Instructions for the task: Starting at the line with "Write the HTML code for this interface.", return every line through the final one of the data, word for word. Pictures stay out.

[START]

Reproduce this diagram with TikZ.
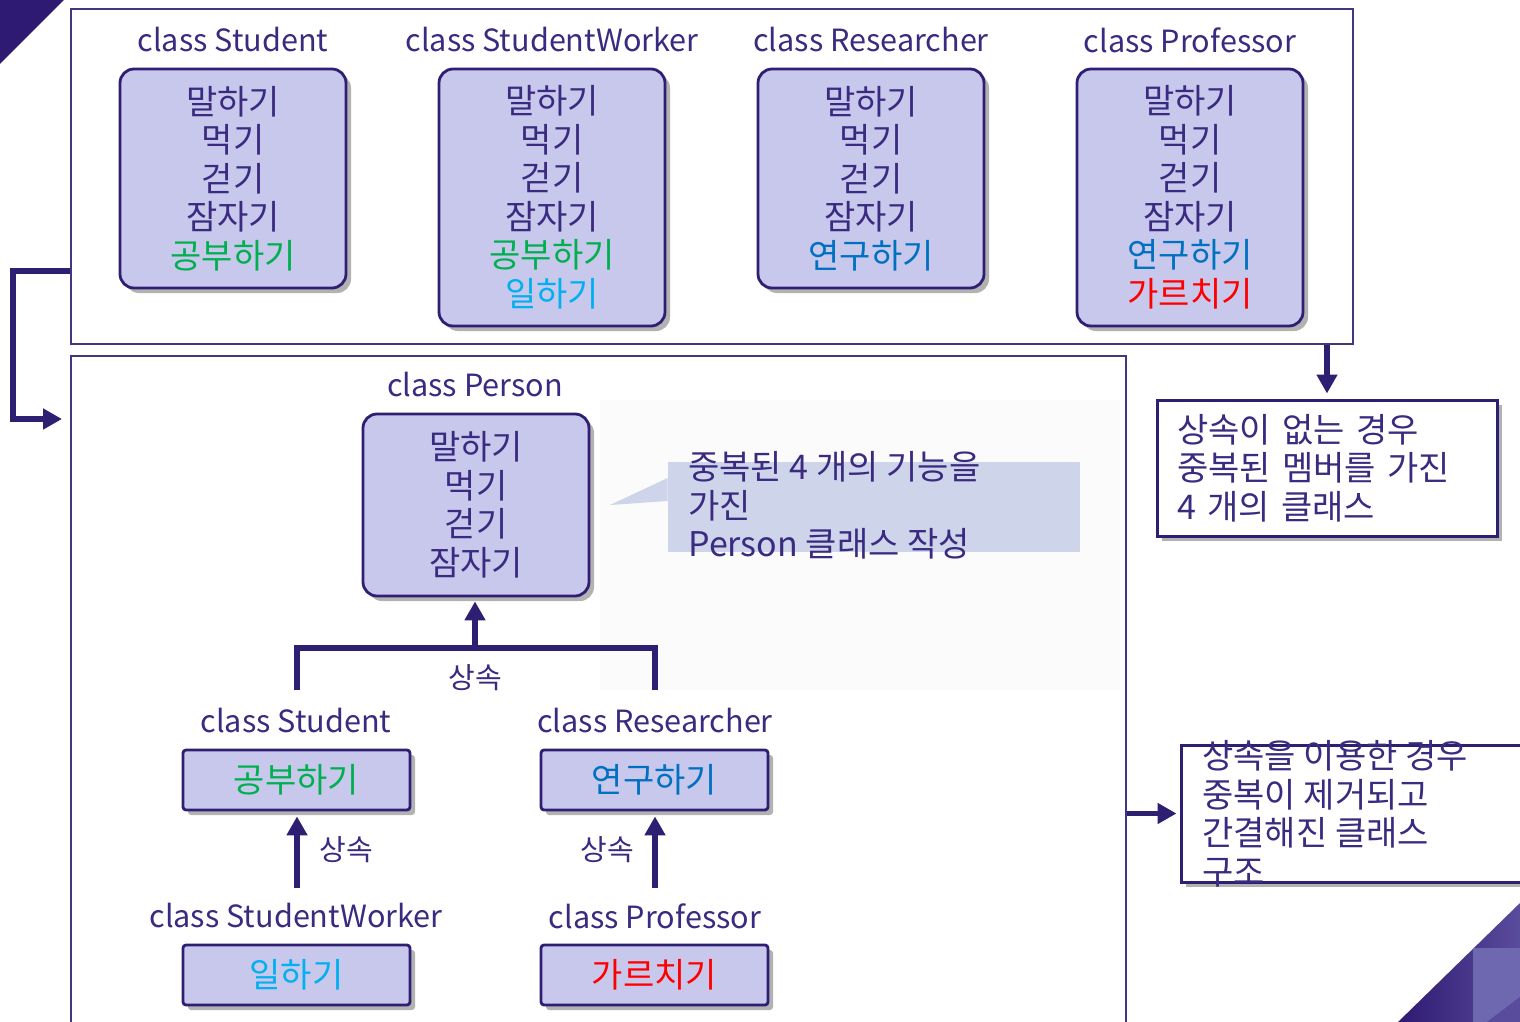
\documentclass[tikz,border=0pt]{standalone}
\usepackage{fontspec}
\setmainfont{Noto Sans CJK KR}
\usetikzlibrary{arrows.meta,shadows,fit,calc}
\definecolor{dp}{HTML}{2F1F73}
\definecolor{tc}{HTML}{3A2B80}
\definecolor{bf}{HTML}{C8C8EC}
\definecolor{cf}{HTML}{CED4EA}
\definecolor{cg}{HTML}{00B050}
\definecolor{cb}{HTML}{0070C0}
\definecolor{cl}{HTML}{00B0F0}
\definecolor{cr}{HTML}{FF0000}
\definecolor{d1}{HTML}{2E1A72}
\definecolor{d2}{HTML}{5A4C9C}
\definecolor{d3}{HTML}{6E68B0}
\newcommand\mfs{\fontsize{17pt}{19.25pt}\selectfont}
\newcommand\lfs{\fontsize{15.3pt}{19.25pt}\selectfont}
\newcommand\sfs{\fontsize{14.5pt}{16pt}\selectfont}
\tikzset{
  shad/.style={drop shadow={shadow xshift=2.5pt,shadow yshift=-2.5pt,opacity=0.3,fill=black}},
  cbox/.style={draw=dp,line width=1.4pt,fill=bf,rounded corners=7pt,inner sep=0pt,align=center,text=tc,font=\mfs,minimum width=113pt,shad},
  sbox/.style={draw=dp,line width=1.4pt,fill=bf,rounded corners=1.5pt,inner sep=0pt,align=center,text=tc,font=\mfs,minimum width=113.5pt,minimum height=30pt,shad},
  frame/.style={draw=dp!90,line width=1pt,inner sep=0pt},
  clab/.style={text=tc,font=\lfs,inner sep=0pt},
  slab/.style={text=tc,font=\sfs,inner sep=0pt},
  wbox/.style={draw=dp,line width=1.5pt,fill=white,inner sep=0pt,shad},
  ttext/.style={text=tc,font=\mfs,align=left,inner sep=0pt,anchor=north west},
  lin/.style={draw=dp,line width=2.6pt,line join=miter},
  arr/.style={draw=dp,line width=2.6pt,line join=miter,-{Triangle[length=9.5pt,width=10pt]}},
}
\begin{document}
\begin{tikzpicture}[x=0.5pt,y=-0.5pt]
\useasboundingbox (0,0) rectangle (1520,1022);
% decorations
\fill[d1] (0,0) -- (64,0) -- (0,64) -- cycle;
\shade[left color=d1,right color=d2] (1398,1022) -- (1520,903) -- (1520,1022) -- cycle;
\fill[d3] (1473,948) -- (1520,948) -- (1520,997) -- (1487,1022) -- (1473,1022) -- cycle;
\fill[d2] (1487,1022) -- (1520,997) -- (1520,1022) -- cycle;
% faint background behind callout
\fill[gray!3] (600,400) rectangle (1120,690);
\fill[gray!3] (640,440) rectangle (1100,640);
% frames
\node[frame,fit={(71,9)(1353,344)}] (topf) {};
\node[frame,fit={(71,356)(1126,1030)}] (botf) {};
% top row labels
\node[clab] (l1) at (233,40) {class Student};
\node[clab] (l2) at (552,40) {class StudentWorker};
\node[clab] (l3) at (871,40) {class Researcher};
\node[clab] (l4) at (1190,40) {class Professor};
% top row boxes
\node[cbox,minimum height=109.5pt] (b1) at (233,178.5) {말하기\\먹기\\걷기\\잠자기\\\textcolor{cg}{공부하기}};
\node[cbox,minimum height=128.5pt] (b2) at (552,197.5) {말하기\\먹기\\걷기\\잠자기\\\textcolor{cg}{공부하기}\\\textcolor{cl}{일하기}};
\node[cbox,minimum height=109.5pt] (b3) at (871,178.5) {말하기\\먹기\\걷기\\잠자기\\\textcolor{cb}{연구하기}};
\node[cbox,minimum height=128.5pt] (b4) at (1190,197.5) {말하기\\먹기\\걷기\\잠자기\\\textcolor{cb}{연구하기}\\\textcolor{cr}{가르치기}};
% left connector
\coordinate (lt) at (62,419);
\draw[arr] (topf.west |- 0,271) -- (13,271) -- (13,419) -- (lt);
% Person
\node[clab] (lp) at (475,385) {class Person};
\node[cbox,minimum height=91pt] (pb) at (476,505) {말하기\\먹기\\걷기\\잠자기};
% callout
\node[fill=cf,inner sep=0pt,fit={(668,462)(1080,552)}] (co) {};
\fill[cf] (co.west |- 0,478) -- (610,505) -- (co.west |- 0,501) -- cycle;
\node[ttext] (cot) at (688,451) {중복된 4 개의 기능을\\가진\\Person 클래스 작성};
% tree
\coordinate (j) at (475,648);
\coordinate (sL) at (297,690);
\coordinate (sR) at (655,690);
\draw[lin] (sL) |- (j) -| (sR);
\draw[arr,shorten >=2pt] (j) -- (pb.south -| j);
\node[slab] (i1) at (475,678) {상속};
\node[clab] (ls) at (296,721) {class Student};
\node[clab] (lr) at (655,721) {class Researcher};
\node[sbox] (s1) at (296.5,780) {\textcolor{cg}{공부하기}};
\node[sbox] (r1) at (654.5,780) {\textcolor{cb}{연구하기}};
\coordinate (w1) at (297,888);
\coordinate (p1) at (655,888);
\draw[arr,shorten >=2.5pt] (w1) -- (s1.south -| w1);
\draw[arr,shorten >=2.5pt] (p1) -- (r1.south -| p1);
\node[slab] (i2) at (346,850) {상속};
\node[slab] (i3) at (607,850) {상속};
\node[clab] (lw) at (296,916) {class StudentWorker};
\node[clab] (lf) at (655,916) {class Professor};
\node[sbox] (s2) at (296.5,975) {\textcolor{cl}{일하기}};
\node[sbox] (r2) at (654.5,975) {\textcolor{cr}{가르치기}};
% right boxes
\node[wbox,text=tc,font=\mfs,align=left,text width=150pt,inner xsep=10pt,minimum height=68pt] (n1) at (1327,468) {상속이 없는 경우\\중복된 멤버를 가진\\4 개의 클래스};
\draw[arr,shorten >=2.5pt] (topf.south -| n1.north) -- (n1.north);
\node[wbox,fit={(1181,745)(1540,882)}] (n2) {};
\node[ttext] (n2t) at (1202,740) {상속을 이용한 경우\\중복이 제거되고\\간결해진 클래스\\구조};
\draw[arr,shorten >=1.5pt] (botf.east |- n2.west) -- (n2.west);
\end{tikzpicture}
\end{document}
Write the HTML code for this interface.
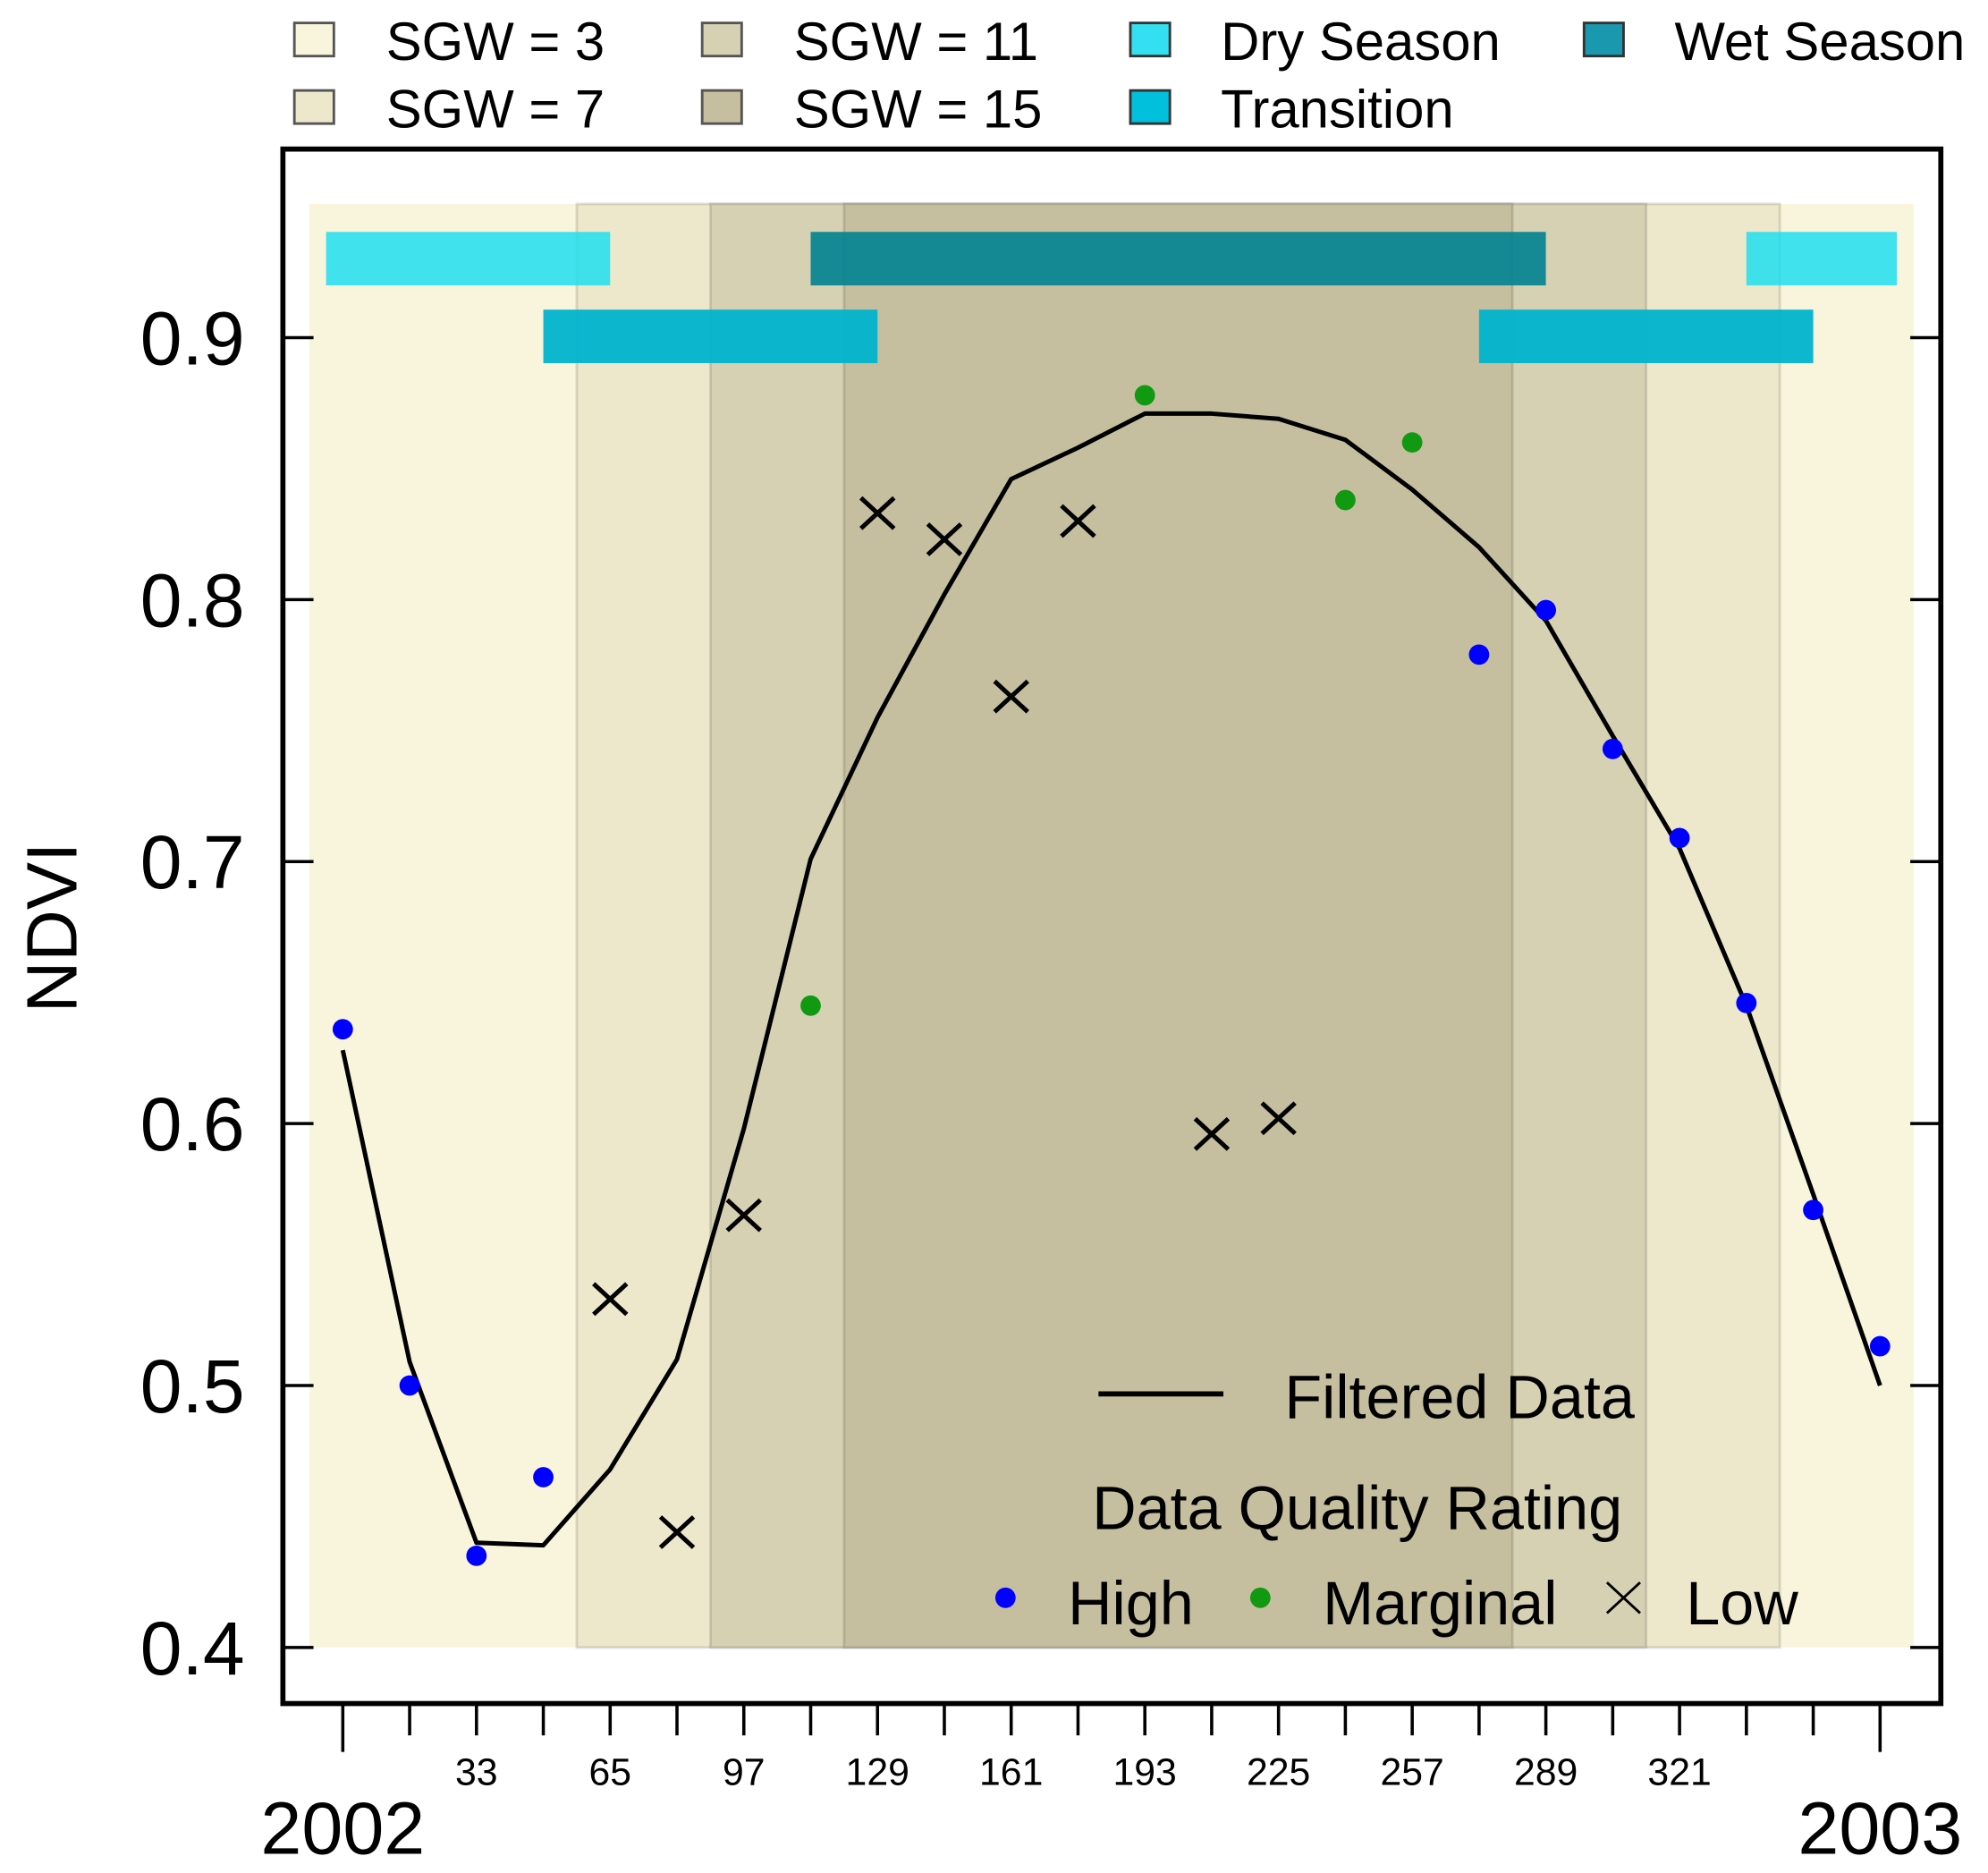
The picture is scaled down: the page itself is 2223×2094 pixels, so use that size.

[END]

Complete response:
Write the HTML code for this interface.
The picture is scaled down: the page itself is 2223×2094 pixels, so use that size.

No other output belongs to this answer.